Can the United Farm Workers of California rise again?

While the law’s implications remain unclear, it has lifted the spirits of some farm workers.

Asuncion Ponce began harvesting grapes along the rolling green hills of the Central Valley in the late 1980s. Over the decades, Mr. Ponce has worked on several farms under UFW contracts. Bosses on those farms, he said, seemed aware that if they harassed or abused workers, the union would step in.

“They don’t mess with you anymore,” he said, “because they think there might be trouble.”

Despite this, he has seen his financial security diminish. He made an average of $20,000 a year in the 1990s and 2000s, he said, but these days he brings in about $10,000 a year by picking grapes and pruning pistachio trees. His eight-hour shifts are no longer supplemented with overtime as growers have slashed hours – partly as a result of overtime bills supported by UFW executives.

On occasion, Mr. Ponce said, he relied on outside contractors, sometimes employed by growers, to find available work for him. But he said he was optimistic the new legislation would give him a full-time job on a union farm.

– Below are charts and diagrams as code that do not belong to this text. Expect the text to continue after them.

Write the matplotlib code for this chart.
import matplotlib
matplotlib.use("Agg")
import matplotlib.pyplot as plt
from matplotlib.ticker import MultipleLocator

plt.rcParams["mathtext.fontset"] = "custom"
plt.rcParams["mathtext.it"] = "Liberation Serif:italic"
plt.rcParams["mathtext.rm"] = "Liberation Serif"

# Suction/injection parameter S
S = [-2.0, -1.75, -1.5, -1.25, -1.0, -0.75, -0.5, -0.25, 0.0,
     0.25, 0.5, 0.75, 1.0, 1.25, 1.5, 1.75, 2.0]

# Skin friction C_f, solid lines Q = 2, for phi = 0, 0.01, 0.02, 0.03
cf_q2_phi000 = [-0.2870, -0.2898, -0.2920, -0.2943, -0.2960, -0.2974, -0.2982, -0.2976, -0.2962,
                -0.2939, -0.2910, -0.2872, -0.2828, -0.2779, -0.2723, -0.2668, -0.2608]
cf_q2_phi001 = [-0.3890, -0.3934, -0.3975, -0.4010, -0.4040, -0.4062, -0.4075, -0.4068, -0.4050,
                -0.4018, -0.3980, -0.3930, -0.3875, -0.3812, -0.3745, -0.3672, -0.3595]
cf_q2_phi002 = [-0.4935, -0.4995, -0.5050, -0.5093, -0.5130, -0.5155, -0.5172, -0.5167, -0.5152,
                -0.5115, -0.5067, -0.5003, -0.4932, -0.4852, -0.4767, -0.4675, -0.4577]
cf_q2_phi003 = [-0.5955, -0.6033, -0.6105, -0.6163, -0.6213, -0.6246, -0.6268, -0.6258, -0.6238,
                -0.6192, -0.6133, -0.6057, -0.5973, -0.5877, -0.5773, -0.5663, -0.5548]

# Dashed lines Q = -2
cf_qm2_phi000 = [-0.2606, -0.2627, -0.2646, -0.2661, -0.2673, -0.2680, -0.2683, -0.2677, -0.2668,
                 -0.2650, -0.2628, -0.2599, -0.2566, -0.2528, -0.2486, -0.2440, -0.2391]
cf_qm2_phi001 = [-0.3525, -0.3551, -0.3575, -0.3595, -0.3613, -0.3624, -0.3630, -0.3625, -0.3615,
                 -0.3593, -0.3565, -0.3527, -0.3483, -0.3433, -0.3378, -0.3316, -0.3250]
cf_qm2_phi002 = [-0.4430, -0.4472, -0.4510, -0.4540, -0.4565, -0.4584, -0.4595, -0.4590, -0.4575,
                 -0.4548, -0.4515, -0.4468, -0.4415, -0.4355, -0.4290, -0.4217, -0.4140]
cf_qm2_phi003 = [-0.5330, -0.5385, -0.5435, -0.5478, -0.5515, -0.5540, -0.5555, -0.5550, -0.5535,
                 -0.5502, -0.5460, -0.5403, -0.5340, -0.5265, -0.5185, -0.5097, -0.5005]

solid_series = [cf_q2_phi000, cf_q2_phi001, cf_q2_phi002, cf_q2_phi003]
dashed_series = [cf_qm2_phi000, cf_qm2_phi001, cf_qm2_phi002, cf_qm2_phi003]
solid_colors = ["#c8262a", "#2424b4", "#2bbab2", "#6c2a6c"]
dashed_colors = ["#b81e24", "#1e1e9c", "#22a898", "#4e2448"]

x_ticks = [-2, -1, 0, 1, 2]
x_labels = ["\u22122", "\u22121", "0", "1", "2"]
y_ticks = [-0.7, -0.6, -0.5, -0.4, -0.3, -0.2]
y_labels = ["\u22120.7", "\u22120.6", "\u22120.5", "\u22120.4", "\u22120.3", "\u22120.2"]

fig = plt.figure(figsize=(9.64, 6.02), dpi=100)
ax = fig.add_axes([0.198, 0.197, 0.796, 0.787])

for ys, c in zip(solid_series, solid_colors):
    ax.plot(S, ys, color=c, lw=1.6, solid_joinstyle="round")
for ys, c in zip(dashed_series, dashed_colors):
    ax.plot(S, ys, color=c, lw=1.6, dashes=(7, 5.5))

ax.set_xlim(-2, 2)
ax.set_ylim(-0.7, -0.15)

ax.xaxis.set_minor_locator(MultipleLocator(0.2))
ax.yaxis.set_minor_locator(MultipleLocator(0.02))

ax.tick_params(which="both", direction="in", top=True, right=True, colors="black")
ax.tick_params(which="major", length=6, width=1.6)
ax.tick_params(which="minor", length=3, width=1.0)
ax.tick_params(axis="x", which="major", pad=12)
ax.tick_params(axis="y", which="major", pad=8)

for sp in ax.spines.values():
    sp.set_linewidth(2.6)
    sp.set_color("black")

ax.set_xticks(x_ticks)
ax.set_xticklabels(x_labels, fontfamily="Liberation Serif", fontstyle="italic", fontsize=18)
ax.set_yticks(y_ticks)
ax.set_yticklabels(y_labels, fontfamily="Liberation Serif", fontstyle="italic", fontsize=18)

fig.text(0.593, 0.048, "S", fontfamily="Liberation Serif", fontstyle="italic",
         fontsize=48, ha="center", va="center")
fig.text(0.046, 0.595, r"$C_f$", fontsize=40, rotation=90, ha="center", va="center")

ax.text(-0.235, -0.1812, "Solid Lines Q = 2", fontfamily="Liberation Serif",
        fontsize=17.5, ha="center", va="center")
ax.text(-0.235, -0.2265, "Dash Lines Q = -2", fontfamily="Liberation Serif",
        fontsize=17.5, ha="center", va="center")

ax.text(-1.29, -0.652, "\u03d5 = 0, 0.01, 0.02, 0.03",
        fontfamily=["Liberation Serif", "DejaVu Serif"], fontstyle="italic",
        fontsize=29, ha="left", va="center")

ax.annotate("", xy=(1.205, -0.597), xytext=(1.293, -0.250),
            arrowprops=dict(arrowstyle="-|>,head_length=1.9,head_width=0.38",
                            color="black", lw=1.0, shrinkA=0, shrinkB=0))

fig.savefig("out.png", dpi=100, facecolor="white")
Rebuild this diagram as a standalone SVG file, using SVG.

On a recent evening, the 66-year-old was sipping coffee and relaxing after a shift at a farm outside of Fresno. His feet ached and his flannel shirt was soiled with manure, but he’s happy that his job allows him to spend all day outdoors – a passion born in his hometown in Mexico’s Puebla state, where he harvested corn and aniseed.

He smiled softly from under his white mustache as he spoke about Mr. Chavez’s legacy, which inspired him to join several stages of the pilgrimage last summer.

“I marched for many reasons,” he said in Spanish. “So that we don’t get bullied and mistreated like we do in the fields now, we get benefits and better treatment.”